Charter schools may be celebrating twenty years of existence, but the milestone gets most of them no closer to the surplus classroom space and facility financing controlled by local school boards.
Charters struggle to access surplus classroom space and facility financing controlled by local school boards.
Where local facility financing and public school space has come through for charters, it’s been at the behest of mayors, governors, and legislators who understand that charter schools are public schools and any system that obstructs their ability to get classroom space treats some public school students differently from others. Consider one example that Nelson Smith highlights in the current Education Next: Milwaukee Public Schools had been spending $1 million a year to maintain twenty-seven surplus school buildings that they refused to sell to charter schools. Why sell to the competition? The state legislature had to step in to allow the City of Milwaukee to sell the buildings over the school district’s objections.
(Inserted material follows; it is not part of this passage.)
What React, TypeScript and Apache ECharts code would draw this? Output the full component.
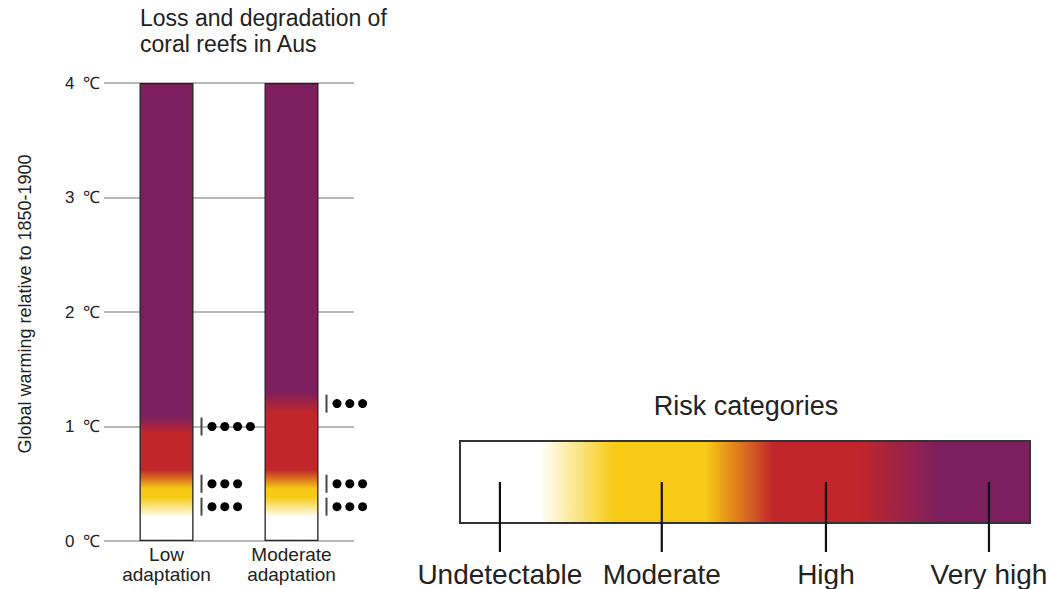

Most states that have charter school laws, even laws that provide charters with at least some facility funding, can tell similar stories, and changing the circumstances isn’t easy. When a Florida senator wanted to force school districts to share as much as $140 million in local facility funding with charter schools, editorial pages throughout the state tried reminding readers that charters were supposed to do more with less. The proposal later died.
Smith, the former chief of the National Alliance for Public Charter Schools, highlights some positive signs. One example he cites comes out of Indiana, where Governor Mitch Daniels signed a law allowing charters to lease or buy unused or unoccupied school district buildings for $1. The public already paid for them. Also, some legislatures in the past couple of years have approved some local funding for charter schools, but it hasn’t been enough to close the gap.
And opposition in large districts has intensified. A Los Angeles judge, for instance, recently ordered the LA Unified School District to make more of its classroom seats available to charter schools. State law says that school districts must offer “reasonably equivalent” space to charter students. The district plans to appeal, and an attorney for LA Unified followed the court order with an unwarranted rhetorical flourish: The order, he said, likely would “displace children from their neighborhood schools.”
When speaking to the NAACP convention this week in Houston, Republican presidential candidate Mitt Romney highlighted his success as Massachusetts governor in getting the Black Legislative Caucus to join his fight against a bill blocking charter schools in the state. If he wants to be a leading voice for school choice from the White House, he should urge more states and associations to find ways to get charters the classroom space they need. It’s hard to talk about the promise of charters and choice when charters have little choice in where to bloom.